On Tue, May 2, 2017 at 7:10 PM, Mark Clements (HappyDog) <
gmane(a)kennel17.co.uk> wrote:
I seem to recall that a long, long time ago MediaWiki
was using UTF-8
internally but storing the data in 'latin1' fields in MySQL.
Indeed. See $wgLegacyEncoding
<https://www.mediawiki.org/wiki/Manual:$wgLegacyEncoding> (and T128149
<https://phabricator.wikimedia.org/T128149>/T155529
<https://phabricator.wikimedia.org/T155529>).

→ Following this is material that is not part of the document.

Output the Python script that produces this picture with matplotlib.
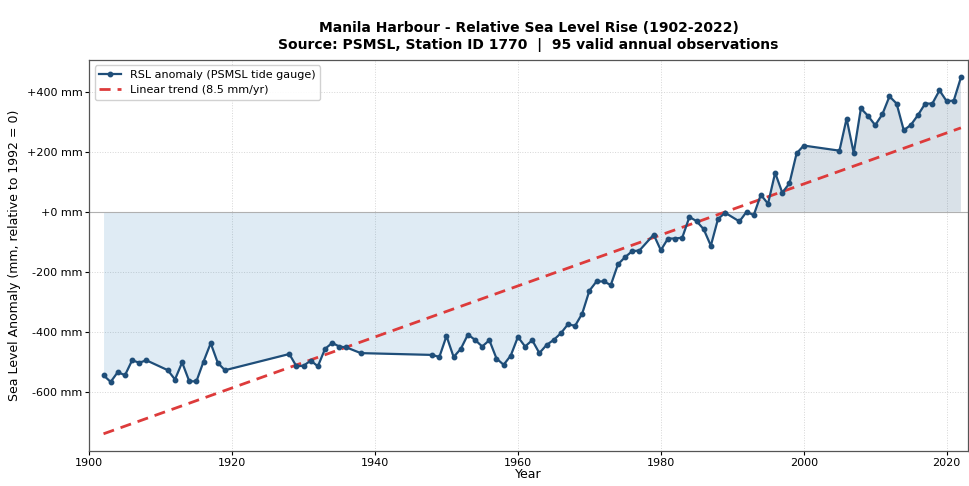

I notice that there is now the option to use either
'utf8' or 'binary'
columns (via the $wgDBmysql5 setting), and the default appears to be
'binary'.[1]
I've come across an old project which followed MediaWiki's lead (literally
- it cites MediaWiki as the reason) and stores its
UTF-8 data in latin1
tables. I need to upgrade it to a more modern data infrastructure, but I'm
hesitant to simply switch to 'utf8' without understanding the reasons for
this initial implementation decision.
utf8 uses three bytes per character (ie. BMP only) so it's not a good idea
to use it. utf8mb4 should work in theory. I think the only reason we don't
use it is inertia (compatibility problems with old MySQL versions; lack of
testing with MediaWiki; difficulty of migrating huge Wikimedia datasets).